8. Subsequent Events

On May 16, 2022, the Company completed its acquisition of Atrin Pharmaceuticals Inc. (“Atrin”), a privately held biotechnology company focused on the discovery and development of novel therapeutics targeting proteins in the DNA damage response, or DDR, pathway in oncology through synthetic lethality, in accordance with the terms of the Agreement and Plan of Merger, signed and closed on May 16, 2022 (the “Merger Agreement”). Under the terms of the Merger Agreement, at the closing of this merger, the Company issued the securityholders of Atrin 1,117,394 shares of common stock and 2,949,630 shares of Series A non-voting convertible Preferred Stock (“Series A Preferred Stock”). The Series A Preferred Stock is non-voting and is contingently convertible into common stock subject to stockholder approval. Following stockholder approval, each share of Series A Preferred Stock is convertible into 10 shares of

common stock at any time at the option of the holder thereof, subject to certain limitations. On a pro forma basis and based upon the number of shares of Aprea common stock and preferred stock issued in the acquisition, holders of Aprea equity immediately prior to the acquisition will own approximately 41.2% of Aprea on an as-converted basis and former Atrin equity holders will own approximately 58.8% of Aprea on an as-converted basis immediately after these transactions. The Company expects to account for this purchase as an asset acquisition as substantially all of the fair value of the gross assets acquired was concentrated in a single identifiable asset. The Company’s primary focus is expected to shift to the discovery and development of proprietary molecules targeting DNA Damage Response pathways in oncology and synthetic lethality.

The acquisition was approved by the Board of Directors of Aprea and the Board of Directors and the requisite equity holders of Atrin. The closing of the transactions was not subject to the approval of Aprea stockholders. The Company has agreed to hold a stockholders’ meeting to, among other items, ask the stockholders to approve the conversion of the Series A Preferred Stock into shares of common stock.

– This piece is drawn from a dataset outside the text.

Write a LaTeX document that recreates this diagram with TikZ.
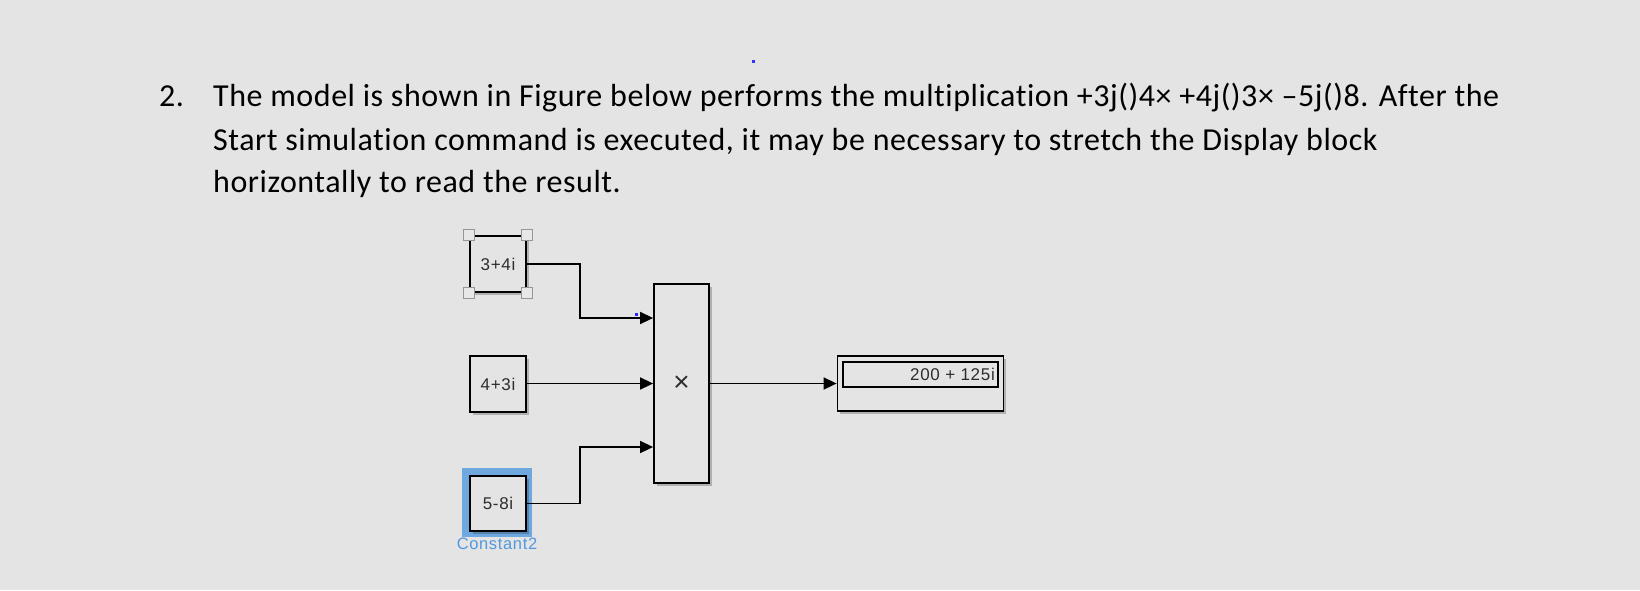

In connection with the transaction, a non-transferable contingent value right (a “CVR”) will be distributed to the Aprea stockholders of record as of the close of business on May 13, 2022. Holders of the CVR will be entitled to receive certain stock and/or cash payments from proceeds received by the Company, if any, related to the disposition of its legacy assets in the 2 year period following the closing of the transaction. The CVR is expected to be distributed to eligible stockholders approximately 30 days from the closing of the Atrin acquisition.